The first big opportunity for private space companies is to develop crew-carrying spacecraft that can deliver a payload to low-Earth orbit at considerably less cost per pound than NASA’s Space Shuttle was ever able to achieve.
Space Exploration Technology Corp., a Hawthorne-based company created by EBay co-founder Elon Musk, could become the first company to bring such a spacecraft to market after a successful demonstration last December of its Falcon 9 rocket (shown in the above picture) and Dragon capsule.
The spacecraft was launched into orbit 185 miles above Earth and circled the planet twice before its reentry and recovery. SpaceX estimates that its spacecraft can make such trips for $1,000 per pound, compared to $10,000 to $15,000 per pound for the Space Shuttle.
That makes the California company’s spacecraft the leading candidate to ferry NASA astronauts and cargo — as well as those of other space-going nations — to and from the International Space Station.
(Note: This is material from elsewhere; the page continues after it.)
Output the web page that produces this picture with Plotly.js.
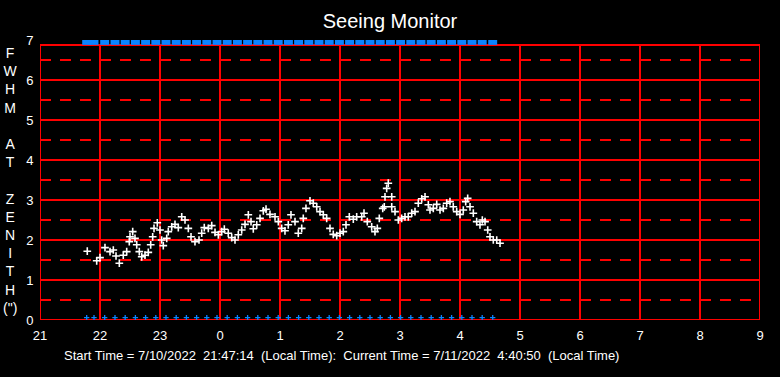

Meanwhile, Moon Express, a Silicon Valley start-up, has plans to send robotic spacecraft to the lunar surface to explore the potential for mining precious materials, including platinum group metals, rare earth elements and Helium3.
Such mining is at least decades away, but the R&D that will go into getting a spacecraft to the Moon, mining precious materials and returning the cargo back to Earth will yield unforeseen commercial spin-offs along the way. That’s one of the dividends of America’s half century in space.
In fact, many commonplace products and gadgets taken for granted today were originally developed for space-related purposes.
Like the ear thermometer, developed by San Diego-based Diatek Corporation, with the help of NASA’s Jet Propulsion Laboratory. And protective paint, used to coat the Golden Gate Bridge, among other structures, originally was developed to shield launch structures from salt-air corrosion, rocket exhaust and thermal stress.
And invisible dental braces jointly created by Costa Mesa-based Ceredyne and Monrovia-based 3M Unitek in 1987, using a compound — translucent polycrystalline alumina (TPA) — developed with impetus from NASA Advance Ceramic Research.
These are but three of the thousands of innovations that are byproducts of space-related R&D. And any number of those innovations have been brought to market by California companies, like Diatech, Ceredyne and 3M Unitek, generating economic activity within the Golden State and creating jobs.
For much of the past half century, Florida has been the unchallenged hub of American space activity. Not because its universities turned out the best scientists and brightest engineers; nor because the tech companies clustered on Florida’s so-called Space Coast were more innovative than those in any other state.
But because the Sunshine State was protected from meaningful competition by NASA’s exclusive dominion over U.S. space activity.
When the shuttle completed its final mission last week, it signaled the end of the government’s space monopoly and the dawning of the commercial space age. And as California companies have dominated the computer age and dominated the Internet era, our homegrown companies should similarly dominate in space.